When I heard about it the first time, I always wanted to see Minalungao National Park. However, I wasn’t able to find time or a willing companion. Well, my other impediment was the expense since going solo is costlier, which is definitely not a good idea.
Monday last week, I prepared an itinerary with the corresponding expenses and presented it to my officemates. Included destinations were Minalungao National Park and Baler. Five confirmed to join me in the entire trip, while two others promised to follow us in our next destination.
How to get to Minalungao National Park
On January 31, 2014 (Chinese New Year and a Philippine Holiday), we boarded a Five Star bus bound for Cabanatuan City in Nueva Ecija.

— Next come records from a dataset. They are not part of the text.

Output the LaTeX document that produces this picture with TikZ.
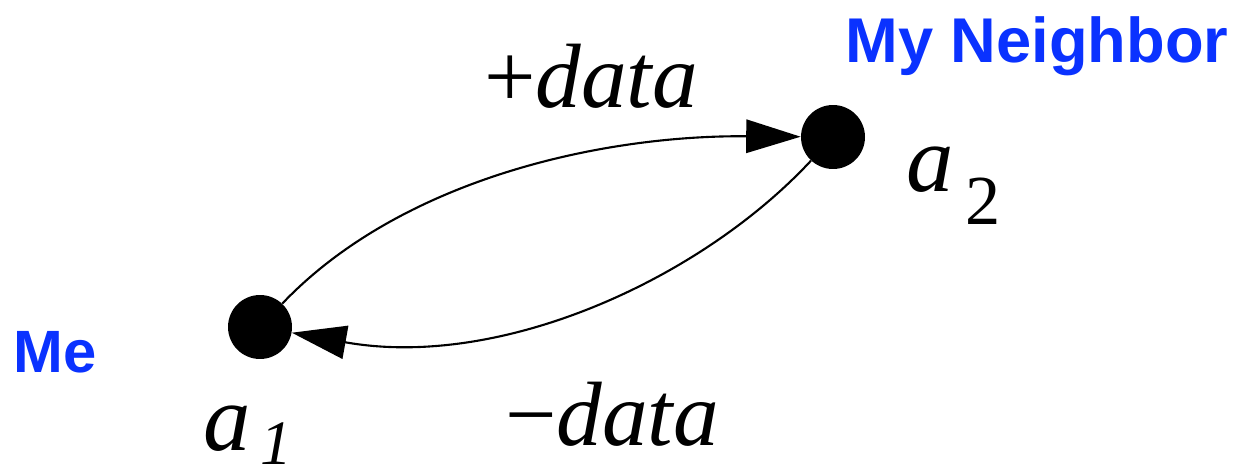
\documentclass[tikz,border=0pt]{standalone}
\usepackage{fontspec}
\setmainfont{Liberation Serif}
\newfontfamily\labelsans{Liberation Sans}
\usetikzlibrary{arrows.meta}
\definecolor{nbblue}{RGB}{10,50,255}
\tikzset{
  agent/.style={circle,fill=black,inner sep=0pt,minimum size=1.28cm},
  msg/.style={line width=1.2pt,-{Triangle[length=31pt,width=19pt]},shorten >=0pt},
  datalabel/.style={inner sep=0pt,anchor=base,font=\fontsize{52}{52}\selectfont},
  agentlabel/.style={inner sep=0pt,anchor=base west,font=\fontsize{54}{54}\selectfont\itshape},
  rolelabel/.style={inner sep=0pt,anchor=base west,text=nbblue,font=\labelsans\bfseries}
}
\begin{document}
\begin{tikzpicture}[x=0.02cm,y=-0.02cm]
\useasboundingbox (0,0) rectangle (1238,476);
\node[agent] (a1) at (260,327) {};
\node[agent] (a2) at (833,137) {};
\draw[msg] (a1) .. controls (400,180) and (600,135) .. (a2);
\draw[msg] (a2) .. controls (700,280) and (500,370) .. (a1);
\node[datalabel] (plus) at (591,108) {+\textit{data}};
\node[datalabel] (minus) at (612,445) {−\textit{data}};
\node[agentlabel] (l2) at (906,192) {a\hspace{0.12em}\raisebox{-0.66cm}{\fontsize{40}{40}\selectfont\upshape 2}};
\node[agentlabel] (l1) at (203,450) {a\hspace{0.1em}\raisebox{-0.3cm}[\height][0pt]{\fontsize{36}{36}\selectfont 1}};
\node[rolelabel,font=\labelsans\bfseries\fontsize{36}{36}\selectfont] (nb) at (845,63) {My Neighbor};
\node[rolelabel,font=\labelsans\bfseries\fontsize{34}{34}\selectfont] (me) at (13,373) {Me};
\end{tikzpicture}
\end{document}
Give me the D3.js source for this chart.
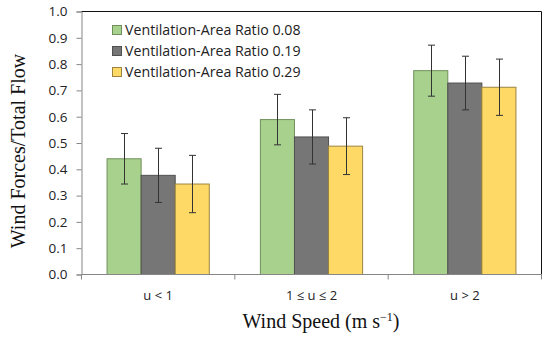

After 4 hours, we alighted at Gapan City. We paid ₱160 each for the fare.
After our lunch at some random food stalls within the city, we headed to the terminal of Gen Tinio-bound PUJs. Unfortunately, we found no jeepneys, so we asked our tricycle driver to bring us directly to Gen Tinio (a.k.a Papaya). The asking price was ₱200 per trike that can take 3 passengers each. We were five in the group but Kuya driver insisted to carry all of us. We did not haggle when we reached Gen Tinio proper because it really wasn’t a short ride.
From the town, we looked for another trike that could bring us to the national park. One offered to bring all of us for ₱500.00 (two-way trip).
The Stunning Minalungao
When we finally saw Minalungao, we were utterly stunned. The vivid emerald river, the impressive limestone massifs it divided, the gray mountain sand, and the green foliage worked together to give the natural park a distinct and extraordinary beauty.
We forgot all the downsides we encountered along the way. The 45-minute cramped and bumpy tricycle ride seemed not worth complaining. The bunch of dust we ate was then a negligible repercussion.
The Peñaranda Rivers cuts through the magnificent rock walls and emanates an impressive blue-green depth—seemingly inviting every visitors to take a dip. It was also perfect for cliff diving.
Trekking along the gigantic rocks on the riverside is tricky and dangerous, but it’s an activity worth the risk. The other end of the park is a cave where you can do a little spelunking activity.
We had no plans to stay longer in Minalungao since a friend was waiting for us in Cabanatuan but we couldn’t resist the temptation and overstayed, making Queennie to wait for two more hours.
By the way, according to the local I talked to, Minalungao is compound word of mina which literally means mines and lungao, a local term for cave(s).